We saw more engagement on biodiversity, but not enough targets.

Our previous benchmark found that insurers were lagging far behind on biodiversity. Only 23 reported to be engaging with portfolio companies on biodiversity, and none had published biodiversity strategies or targets.

This new snapshot shows progress on this – but not enough.

This time around, 12 of the 28 sampled insurers reported to be engaging with portfolio companies. We are glad to see more insurers pushing biodiversity up their agendas, but this leaves many insurers who are not engaging on biodiversity at all.

Similarly, on biodiversity goals, 2 insurers reported that they had set targets, with another 4 in the process of developing them.

This still means the vast majority of respondents have no clear targets, and no plans to set any.

With 1 million species at risk of extinction in the coming years, this moment demands more. And leading practice shows action is possible. For example, one insurer has calculated the biodiversity footprint of nearly two thirds of their investment portfolio and has set biodiversity targets for all asset classes.

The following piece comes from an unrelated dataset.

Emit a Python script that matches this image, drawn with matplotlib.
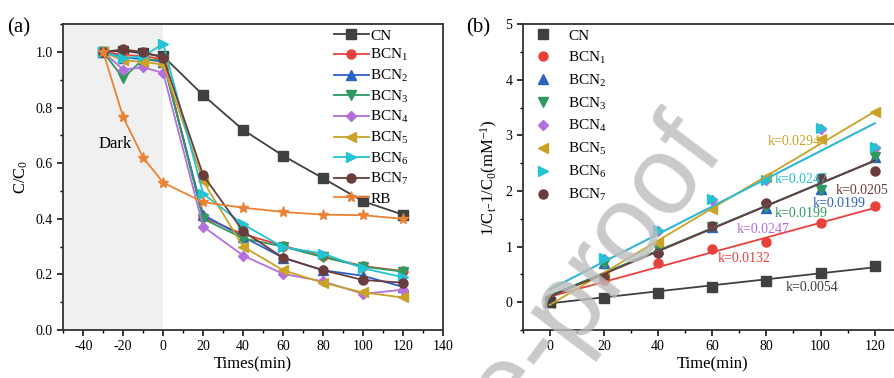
import numpy as np
import matplotlib
matplotlib.use("Agg")
import matplotlib.pyplot as plt

plt.rcParams['font.family'] = ['Liberation Serif', 'DejaVu Serif']
plt.rcParams['mathtext.fontset'] = 'custom'
plt.rcParams['mathtext.rm'] = 'Liberation Serif'
plt.rcParams['mathtext.it'] = 'Liberation Serif:italic'
plt.rcParams['axes.unicode_minus'] = False

# ---- panel (a) data: C/C0 vs time ----
time_a = [-30, -20, -10, 0, 20, 40, 60, 80, 100, 120]
cn_a = [1.0, 1.005, 0.995, 0.985, 0.845, 0.72, 0.627, 0.546, 0.463, 0.415]
bcn1_a = [1.0, 0.99, 0.985, 0.975, 0.405, 0.345, 0.303, 0.265, 0.23, 0.212]
bcn2_a = [1.0, 0.98, 0.975, 0.965, 0.415, 0.335, 0.26, 0.215, 0.195, 0.155]
bcn3_a = [1.0, 0.906, 0.975, 0.97, 0.40, 0.33, 0.30, 0.262, 0.228, 0.21]
bcn4_a = [1.0, 0.937, 0.945, 0.925, 0.372, 0.268, 0.202, 0.175, 0.13, 0.145]
bcn5_a = [1.0, 0.97, 0.965, 0.955, 0.535, 0.30, 0.215, 0.17, 0.135, 0.117]
bcn6_a = [1.0, 0.978, 0.985, 1.03, 0.49, 0.38, 0.298, 0.275, 0.222, 0.19]
bcn7_a = [1.0, 1.01, 1.0, 0.98, 0.557, 0.355, 0.26, 0.215, 0.18, 0.17]
rb_a = [1.0, 0.765, 0.62, 0.53, 0.46, 0.44, 0.425, 0.415, 0.413, 0.40]

# ---- panel (b) data: 1/Ct - 1/C0 vs time ----
time_b = [0, 20, 40, 60, 80, 100, 120]
cn_b = [0.0, 0.08, 0.17, 0.28, 0.38, 0.53, 0.65]
bcn1_b = [0.05, 0.40, 0.71, 0.95, 1.08, 1.42, 1.73]
bcn2_b = [0.0, 0.70, 0.95, 1.35, 1.70, 2.03, 2.62]
bcn3_b = [0.0, 0.68, 0.97, 1.35, 1.72, 2.01, 2.62]
bcn4_b = [0.03, 0.78, 1.28, 1.83, 2.20, 3.12, 2.77]
bcn5_b = [-0.02, 0.45, 1.07, 1.67, 2.25, 2.93, 3.43]
bcn6_b = [0.02, 0.80, 1.30, 1.85, 2.20, 3.14, 2.79]
bcn7_b = [0.06, 0.45, 0.88, 1.38, 1.78, 2.23, 2.36]

# fitted lines (slope, intercept)
fit_slope = [0.0054, 0.0133, 0.0202, 0.0202, 0.0249, 0.0290, 0.0249, 0.0204]
fit_icpt = [-0.02, 0.10, 0.12, 0.12, 0.23, -0.05, 0.23, 0.10]

k_labels = ["k=0.0054", "k=0.0132", "k=0.0199", "k=0.0199",
            "k=0.0247", "k=0.0294", "k=0.0247", "k=0.0205"]
k_x = [87, 62, 97, 83, 69, 80.5, 83, 105.5]
k_y = [0.27, 0.79, 1.78, 1.60, 1.31, 2.89, 2.20, 2.01]

names = ["CN", "BCN$_1$", "BCN$_2$", "BCN$_3$", "BCN$_4$",
         "BCN$_5$", "BCN$_6$", "BCN$_7$"]
colors = ["#404040", "#e8413c", "#2a62c4", "#2f9960", "#b36fdc",
          "#c9a227", "#22c3d2", "#6b3c3c"]
markers = ["s", "o", "^", "v", "D", "<", ">", "o"]
rb_color = "#ea8236"

series_a = [cn_a, bcn1_a, bcn2_a, bcn3_a, bcn4_a, bcn5_a, bcn6_a, bcn7_a]
series_b = [cn_b, bcn1_b, bcn2_b, bcn3_b, bcn4_b, bcn5_b, bcn6_b, bcn7_b]

fig = plt.figure(figsize=(8.94, 3.78), dpi=100)
ax1 = fig.add_axes([0.0708, 0.127, 0.4247, 0.8087])
ax2 = fig.add_axes([0.5847, 0.127, 0.424, 0.8087])

# ---- panel (a) ----
ax1.axvspan(-50, 0, color="#f0f0f0", zorder=0, lw=0)
for y, c, m, n in zip(series_a, colors, markers, names):
    ms = 5.5 if m == "D" else 6.5
    ax1.plot(time_a, y, color=c, marker=m, ms=ms, lw=1.3, label=n)
ax1.plot(time_a, rb_a, color=rb_color, marker="*", ms=8, lw=1.3, label="RB")
ax1.text(-24, 0.67, "Dark", fontsize=12, ha="center", va="center")

ax1.set_xlim(-50, 140)
ax1.set_ylim(0, 1.1)
ax1.set_xticks(np.arange(-40, 141, 20))
ax1.set_xticks(np.arange(-50, 141, 10), minor=True)
ax1.set_yticks(np.arange(0, 1.01, 0.2))
ax1.set_yticks(np.arange(0, 1.11, 0.1), minor=True)
ax1.yaxis.set_major_formatter(matplotlib.ticker.FormatStrFormatter("%.1f"))
ax1.set_xlabel("Times(min)", fontsize=12, labelpad=2)
ax1.set_ylabel("C/C$_0$", fontsize=12, labelpad=4)
ax1.legend(loc="upper left", bbox_to_anchor=(0.70, 1.0), frameon=False,
           fontsize=11, handlelength=2.3, handletextpad=0.1,
           labelspacing=0.3, borderaxespad=0.1, borderpad=0.2)

# ---- panel (b) ----
xfit = np.array([0, 120])
for i in [4, 1, 2, 3, 5, 6, 7, 0]:
    ms = 5.5 if markers[i] == "D" else 6.5
    ax2.plot(time_b, series_b[i], ls="none", marker=markers[i], ms=ms,
             color=colors[i], label=names[i])
for s, b, c in zip(fit_slope, fit_icpt, colors):
    ax2.plot(xfit, s * xfit + b, color=c, lw=1.3)
for t, x, y, c in zip(k_labels, k_x, k_y, colors):
    ax2.text(x, y, t, color=c, fontsize=10, ha="left", va="center")

ax2.set_xlim(-10, 130)
ax2.set_ylim(-0.5, 5)
ax2.set_xticks(np.arange(0, 121, 20))
ax2.set_xticks(np.arange(-10, 131, 10), minor=True)
ax2.set_yticks(np.arange(0, 5.1, 1))
ax2.set_yticks(np.arange(-0.5, 5.01, 0.5), minor=True)
ax2.set_xlabel("Time(min)", fontsize=12, labelpad=2)
ax2.set_ylabel("1/C$_\\mathrm{t}$-1/C$_0$(mM$^{-1}$)", fontsize=12, labelpad=4)
handles, labels = ax2.get_legend_handles_labels()
order = [7, 1, 2, 3, 0, 4, 5, 6]
ax2.legend([handles[j] for j in order], [labels[j] for j in order],
           loc="upper left", bbox_to_anchor=(0.02, 1.0), frameon=False,
           fontsize=11, handlelength=1.0, handletextpad=1.2,
           labelspacing=0.45, borderaxespad=0.1, borderpad=0.2)

for ax in (ax1, ax2):
    for sp in ax.spines.values():
        sp.set_linewidth(1.3)
        sp.set_color("#333333")
    ax.tick_params(which="major", direction="out", length=4, width=1.1,
                   labelsize=10, top=False, right=False)
    ax.tick_params(which="minor", direction="out", length=2.5, width=1.0,
                   top=False, right=False)

fig.text(0.008, 0.915, "(a)", fontsize=15)
fig.text(0.521, 0.915, "(b)", fontsize=15)

# watermark
fig.text(0.812, 0.60, "Journal Pre-proof", fontsize=80, family="Liberation Sans",
         color="#bdbdbd", alpha=0.8, rotation=53, rotation_mode="anchor",
         ha="right", va="baseline", zorder=10)

fig.savefig("out.png", dpi=100)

These are the clear, integrated policies that insurers desperately need to adopt to protect our planet. We have 8 years left to limit mass extinction. Insurance companies must act now, before time runs out.

Now is the time for action

The insurance industry is built on assessing and managing risk. But by ignoring the impacts of their investment and underwriting activities, they’re sleep-walking into disaster.

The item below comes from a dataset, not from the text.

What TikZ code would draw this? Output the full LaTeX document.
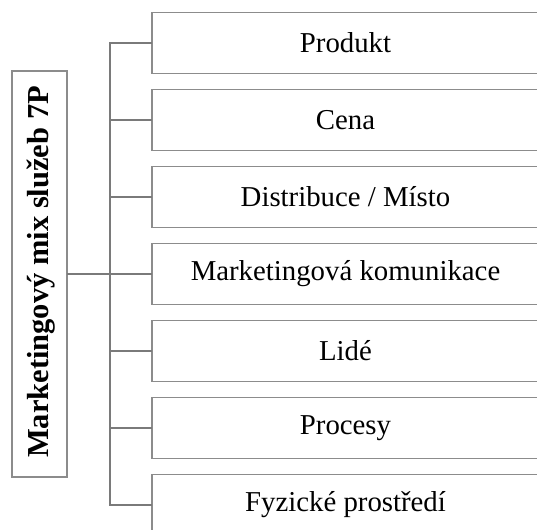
\documentclass[tikz,border=0pt]{standalone}
\usepackage{fontspec}
\setmainfont{Liberation Serif}
\begin{document}
\begin{tikzpicture}[x=1pt,y=-1pt,
  item/.style={draw=black!45,line width=1.5pt,inner sep=0pt,outer sep=0pt,
    minimum width=387pt,minimum height=61pt,
    font=\fontsize{28.8}{35}\selectfont},
  title/.style={draw=black!45,line width=1.5pt,inner sep=0pt,outer sep=0pt,
    minimum width=55pt,minimum height=406pt},
  conn/.style={draw=black!52,line width=2.5pt}]
\useasboundingbox (0,0) rectangle (537,529);
% left title box
\node[title] (t) at (39.5,274) {};
\node[rotate=90,font=\fontsize{30.5}{36}\selectfont\bfseries] (tt) at (41,272) {Marketingový mix služeb 7P};
% branch boxes
\node[item] (b1) at (345.5,43)  {Produkt};
\node[item] (b2) at (345.5,120) {Cena};
\node[item] (b3) at (345.5,197) {Distribuce / Místo};
\node[item] (b4) at (345.5,274) {Marketingová komunikace};
\node[item] (b5) at (345.5,351) {Lidé};
\node[item] (b6) at (345.5,428) {Procesy};
\node[item] (b7) at (345.5,505) {Fyzické prostředí};
% connectors
\coordinate (j) at (110,274);
\draw[conn] (t.east) -- (j);
\foreach \b in {b1,b2,b3,b4,b5,b6,b7}
  \draw[conn] (j) |- (\b.west);
\end{tikzpicture}
\end{document}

ShareAction will be running our next global benchmark in 2023, providing more detailed analysis of the insurance industry. Until then, here’s how insurers can up their game:

  • Set net-zero commitments with robust 5-year targets
  • Align investment and underwriting activities with the goal of limiting global temperature rises to 1.5C
  • Ensure climate commitments are linked to robust biodiversity and social policies, with robust targets.